Thirty minutes later, when the performance had heated up, I sensed it and had a split second to comprehend what was about to happen next… puh-vloooooomp! At first I was like “oh shit” (no pun intended) and was able to position myself in a way that (to my knowledge) hid my mess, which combined with the heat and the fact I was wearing a skirt made it uncomfortable, but then, after another half an hour, I had forgotten about it and just left it, heading to the bathroom in that time.
I came back to see people distancing themselves because of how ugly it was and how much it smelled since it didn’t all travel with me, combined with the fact that the place had been hit with a lot of supposed hooliganism, which triggered a streak of rule strictness. I couldn’t get the words “well it wasn’t MY shit” completely out (and a part of me felt like correcting my dishonesty there had I said it) when I was told to not return in the future. I spent the night crying because of what I had done.
wowww, that sounds soooo embarrassing 😦
You definitely wouldn’t be wrong there. My bad luck knows how to follow me, and people wonder why I’m as reserved as I am.
I’ve ulcerative colitis so in the last week probably 5-6 as I’ve had a flare up and was in hospital and couldn’t get to the toilet in time. Plus I had frequent diarrhea.
“Farted” in a Hotel bed, while arriving with a stomach flu. Was a business trip I couldn’t get out of.
Was quite embarrassing to try to wash everything in the shower, and left them a note and a tip.
Luckily it seems that deal worked out, as I still had to stay for 2-3 weeks and nobody mentioned anything.

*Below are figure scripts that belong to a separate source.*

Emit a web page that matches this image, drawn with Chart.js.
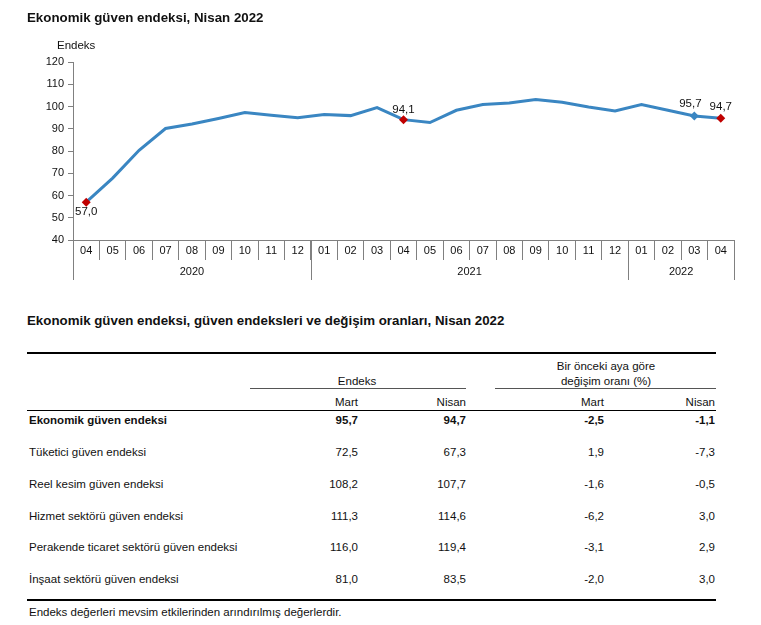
<!DOCTYPE html>
<html lang="tr">
<head>
<meta charset="utf-8">
<script src="https://cdn.jsdelivr.net/npm/chart.js@4.4.1/dist/chart.umd.min.js"></script>
<style>
  body { margin: 0; background: #fff; font-family: "Liberation Sans", Arial, sans-serif; color: #111; }
  #page { position: relative; width: 761px; height: 625px; overflow: hidden; }
  #chart { position: absolute; left: 0; top: 0; }
  .t { position: absolute; white-space: nowrap; line-height: 1; }
  .rule { position: absolute; background: #000; }
</style>
</head>
<body>
<div id="page">
  <canvas id="chart" width="761" height="290"></canvas>
</div>
<script>
// Aylar (2020/04 - 2022/04)
const months = ['04','05','06','07','08','09','10','11','12','01','02','03','04','05','06','07','08','09','10','11','12','01','02','03','04']
const years = ['2020', '2021', '2022']
const yearSpans = [9, 12, 4]

// Ekonomik güven endeksi
const endeks = [57.0, 67.8, 80.3, 90.1, 92.1, 94.6, 97.3, 96.1, 94.9, 96.4, 95.9, 99.5,
                94.1, 92.8, 98.3, 100.9, 101.6, 103.1, 101.9, 99.8, 98.0, 100.9, 98.3, 95.7, 94.7]
const redPoints = [0, 12, 24]
const bluePoints = [23]
const labelPoints = [0, 12, 23, 24]

// Tablo
const rowNames = [
  'Ekonomik güven endeksi',
  'Tüketici güven endeksi',
  'Reel kesim güven endeksi',
  'Hizmet sektörü güven endeksi',
  'Perakende ticaret sektörü güven endeksi',
  'İnşaat sektörü güven endeksi'
]
const endeksMart = [95.7, 72.5, 108.2, 111.3, 116.0, 81.0]
const endeksNisan = [94.7, 67.3, 107.7, 114.6, 119.4, 83.5]
const degisimMart = [-2.5, 1.9, -1.6, -6.2, -3.1, -2.0]
const degisimNisan = [-1.1, -7.3, -0.5, 3.0, 2.9, 3.0]

const fmt = v => v.toFixed(1).replace('.', ',')

const page = document.getElementById('page')
function text(str, x, y, opts = {}) {
  const el = document.createElement('div')
  el.className = 't'
  const size = opts.size || 11.5
  el.style.fontSize = size + 'px'
  el.style.top = (y - size / 2) + 'px'
  if (opts.bold) el.style.fontWeight = 'bold'
  if (opts.align === 'right') el.style.right = (761 - x) + 'px'
  else if (opts.align === 'center') { el.style.left = (x - 200) + 'px'; el.style.width = '400px'; el.style.textAlign = 'center' }
  else el.style.left = x + 'px'
  el.textContent = str
  page.appendChild(el)
}
function rule(x1, x2, y, h, color) {
  const el = document.createElement('div')
  el.className = 'rule'
  el.style.left = x1 + 'px'
  el.style.width = (x2 - x1) + 'px'
  el.style.top = y + 'px'
  el.style.height = h + 'px'
  if (color) el.style.background = color
  page.appendChild(el)
}

// Başlıklar
text('Ekonomik güven endeksi, Nisan 2022', 27, 18, { size: 13.3, bold: true })
text('Endeks', 57, 46, { size: 11.5 })

const LINE = '#3a86c2'
const RED = '#c00000'
const AXIS = '#808080'

// Yıl grupları ve nokta etiketleri
const extrasPlugin = {
  id: 'extras',
  afterDraw(chart) {
    const ctx = chart.ctx
    const x = chart.scales.x
    const bottom = chart.chartArea.bottom
    const half = (x.getPixelForValue(1) - x.getPixelForValue(0)) / 2
    ctx.save()
    ctx.strokeStyle = AXIS
    ctx.lineWidth = 1
    let start = 0
    const bounds = [0]
    yearSpans.forEach(s => { start += s; bounds.push(start) })
    bounds.forEach(b => {
      const px = Math.round(x.getPixelForValue(b) - half) + 0.5
      ctx.beginPath()
      ctx.moveTo(px, bottom)
      ctx.lineTo(px, bottom + 40)
      ctx.stroke()
    })
    ctx.fillStyle = '#111'
    ctx.font = '11px "Liberation Sans", Arial, sans-serif'
    ctx.textAlign = 'center'
    ctx.textBaseline = 'middle'
    years.forEach((yr, i) => {
      const a = x.getPixelForValue(bounds[i])
      const b = x.getPixelForValue(bounds[i + 1] - 1)
      ctx.fillText(yr, (a + b) / 2, bottom + 32)
    })
    // değer etiketleri
    const meta = chart.getDatasetMeta(0)
    ctx.font = '11.5px "Liberation Sans", Arial, sans-serif'
    labelPoints.forEach(i => {
      const p = meta.data[i]
      let dx = 0, dy = -10
      if (i === 0) dy = 10
      if (i === 23) { dx = -4; dy = -12 }
      if (i === 24) dy = -11
      ctx.fillText(fmt(endeks[i]), p.x + dx, p.y + dy)
    })
    ctx.restore()
  }
}

new Chart(document.getElementById('chart'), {
  type: 'line',
  data: {
    labels: months,
    datasets: [{
      data: endeks,
      borderColor: LINE,
      borderWidth: 3,
      tension: 0,
      pointStyle: 'rectRot',
      pointRadius: endeks.map((v, i) => redPoints.includes(i) || bluePoints.includes(i) ? 4.5 : 0),
      pointBackgroundColor: endeks.map((v, i) => redPoints.includes(i) ? RED : LINE),
      pointBorderColor: endeks.map((v, i) => redPoints.includes(i) ? RED : LINE),
      pointBorderWidth: 0
    }]
  },
  options: {
    responsive: false,
    animation: false,
    layout: { padding: { left: 0, right: 27, top: 62, bottom: 0 } },
    plugins: { legend: { display: false }, tooltip: { enabled: false } },
    scales: {
      x: {
        type: 'category',
        offset: true,
        grid: { display: true, drawOnChartArea: false, drawTicks: true, tickLength: 20, offset: true, color: AXIS },
        border: { display: true, color: AXIS },
        ticks: { color: '#111', font: { size: 11, family: '"Liberation Sans", Arial, sans-serif' }, padding: -16, maxRotation: 0, autoSkip: false },
        afterFit: s => { s.height = 50 }
      },
      y: {
        min: 40,
        max: 120,
        ticks: { stepSize: 10, color: '#111', font: { size: 11, family: '"Liberation Sans", Arial, sans-serif' }, padding: 4 },
        grid: { drawOnChartArea: false, drawTicks: true, tickLength: 5, color: AXIS },
        border: { display: true, color: AXIS },
        afterFit: s => { s.width = 73 }
      }
    }
  },
  plugins: [extrasPlugin]
})

// Tablo
text('Ekonomik güven endeksi, güven endeksleri ve değişim oranları, Nisan 2022', 27, 321, { size: 13.3, bold: true })
rule(27, 716, 352, 2)
text('Endeks', 357, 382, { align: 'center' })
rule(250, 466, 388, 1, '#555')
text('Bir önceki aya göre', 606, 367, { align: 'center' })
text('değişim oranı (%)', 606, 382, { align: 'center' })
rule(495, 716, 388, 1, '#555')
const colRight = [358, 466, 604, 715]
;['Mart', 'Nisan', 'Mart', 'Nisan'].forEach((h, i) => text(h, colRight[i], 403, { align: 'right' }))
rule(27, 716, 410, 1)

rowNames.forEach((name, r) => {
  const y = 421 + r * 31.8
  const bold = r === 0
  text(name, 29, y, { bold })
  ;[endeksMart, endeksNisan, degisimMart, degisimNisan].forEach((col, c) => {
    text(fmt(col[r]), colRight[c], y, { align: 'right', bold })
  })
})
rule(27, 716, 599, 2)
text('Endeks değerleri mevsim etkilerinden arındırılmış değerlerdir.', 29, 613)
</script>
</body>
</html>
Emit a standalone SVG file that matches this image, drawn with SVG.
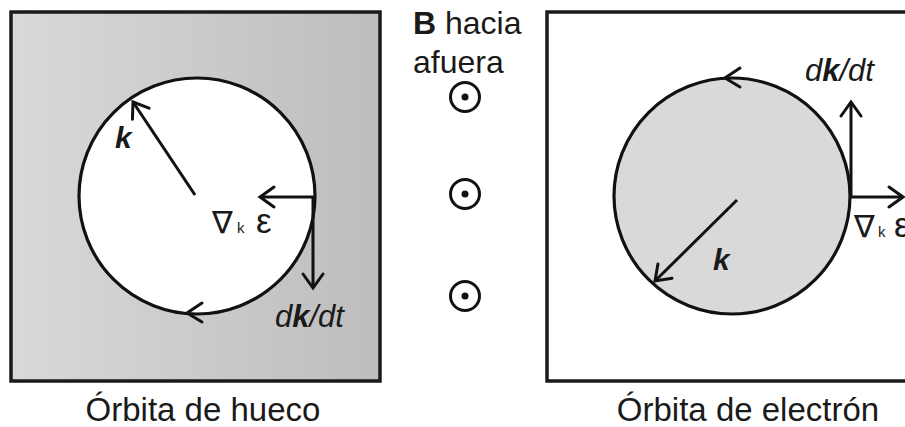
<svg xmlns="http://www.w3.org/2000/svg" width="905" height="427" viewBox="0 0 905 427">
<defs>
  <linearGradient id="gL" x1="0" y1="0" x2="1" y2="0">
    <stop offset="0" stop-color="#d9d9d9"/>
    <stop offset="1" stop-color="#bdbdbd"/>
  </linearGradient>
  <marker id="ah" markerUnits="userSpaceOnUse" markerWidth="30" markerHeight="30" viewBox="-20 -15 30 30" refX="0" refY="0" orient="auto" overflow="visible">
    <path d="M-14,-10 L0,0 L-14,10" fill="none" stroke="#111" stroke-width="3" stroke-linecap="round" stroke-linejoin="miter"/>
  </marker>
</defs>
<style>
  .box{stroke:#1a1a1a;stroke-width:3.5}
  .orbit{stroke:#111;stroke-width:3.2}
  .arr{stroke:#111;stroke-width:3;fill:none;marker-end:url(#ah)}
  .chev{stroke:#111;stroke-width:3;fill:none;stroke-linecap:round}
  .t{font-family:"Liberation Sans",Arial,sans-serif;fill:#1a1a1a}
  .it{font-style:italic}
  .bi{font-style:italic;font-weight:bold}
  .nab{font-family:"DejaVu Sans",sans-serif;fill:#1a1a1a}
  .sym{fill:none;stroke:#111;stroke-width:3}
</style>
<rect width="905" height="427" fill="#ffffff"/>

<g id="hole-panel">
  <rect class="box" x="11" y="12" width="369" height="369" fill="url(#gL)"/>
  <circle class="orbit" cx="197" cy="196" r="118" fill="#ffffff"/>
  <path class="chev" d="M202,303 L187,313 L202,322"/>
  <text class="t bi" x="115" y="148" font-size="30">k</text>
  <text class="nab" x="212" y="233" font-size="31">∇</text>
  <text class="t" x="237" y="233" font-size="15">k</text>
  <text class="t" x="256" y="233" font-size="35">ε</text>
  <text class="t it" x="275" y="327" font-size="31">d<tspan class="bi">k</tspan>/dt</text>
  <text class="t" x="203" y="421" font-size="33" text-anchor="middle">Órbita de hueco</text>
</g>

<g id="electron-panel">
  <rect class="box" x="547" y="12" width="400" height="369" fill="#ffffff"/>
  <circle class="orbit" cx="732" cy="196" r="118" fill="#d9d9d9"/>
  <path class="chev" d="M740,68 L725,78 L740,87"/>
  <text class="t bi" x="713" y="270" font-size="30">k</text>
  <text class="t it" x="805" y="81" font-size="31">d<tspan class="bi">k</tspan>/dt</text>
  <text class="nab" x="854" y="237" font-size="31">∇</text>
  <text class="t" x="878" y="237" font-size="15">k</text>
  <text class="t" x="894" y="237" font-size="35">ε</text>
  <text class="t" x="748" y="421" font-size="33" text-anchor="middle">Órbita de electrón</text>
</g>

<g id="field">
  <text class="t" x="413" y="34" font-size="32"><tspan font-weight="bold">B</tspan> hacia</text>
  <text class="t" x="413" y="73" font-size="32">afuera</text>
  <circle class="sym" cx="465" cy="97" r="14.5"/>
  <circle cx="465" cy="97" r="3.5" fill="#111"/>
  <circle class="sym" cx="465" cy="194" r="14.5"/>
  <circle cx="465" cy="194" r="3.5" fill="#111"/>
  <circle class="sym" cx="465" cy="296" r="14.5"/>
  <circle cx="465" cy="296" r="3.5" fill="#111"/>
</g>

<g id="connectors">
  <line class="arr" x1="195" y1="195" x2="133" y2="102"/>
  <line class="arr" x1="315" y1="197" x2="260" y2="197"/>
  <line class="arr" x1="313" y1="197" x2="313" y2="288"/>
  <line class="arr" x1="737" y1="200" x2="655" y2="281"/>
  <line class="arr" x1="851" y1="197" x2="851" y2="102"/>
  <line class="arr" x1="849" y1="197" x2="903" y2="197"/>
</g>
</svg>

But wasn’t fun… Especially while still having a fever and the bowels doing whatever…Twice that I recall, both while at least mildly ill. Once, in law school, I was late to class and had an assigned seat in the middle of a row, so I was not keen to draw further attention to myself, but I had a rumbly tummy and the bowel wants what it wants. Eventually, despite what felt to me like truly heroic efforts, I did in fact excuse myself, only to find that floor’s bathroom was closed. going down a flight of stairs does things to your regular clenching pressure, and by the time I made it to the toilet, “slug of poo” had made its way into my boxers. Damage to the undies was surprisingly mild, but I went ahead and called it a day for the rest of my classes, as I had skipped many times for far less legitimate reasons.
The other time I was just home with the shits and didn’t quite make it once. Afterwards I moved my “I’m sick” nest a lot closer to the bathroom for the rest of the day.
Three times.
Twice from trusting farts. Pretty standard story.
Once because I was sick with food poisoning but had to make a 300 mile drive that day. Couldn’t hold the diarrhea in while vomiting on the side of the road. Luckily I had a change of clothes and got home before the second round of duplex emesis hit.
Never.
I never get a chance to boast about it, but I can also proudly say that my farts are totally trustworthy, thus far through my life. You all need to hang out with a better class of farts, if you can’t trust yours.
While my farts can also be trusted, the few times I doubted them I still went to the toilet just to be sure. It never turned out to be necessary but I’d rather take 20 seconds to go to the toilet and be safe than having to deal with the aftermath of a misjudgement.
No times. I’ve always managed to get to a toilet in time, even if it was only moments to spare.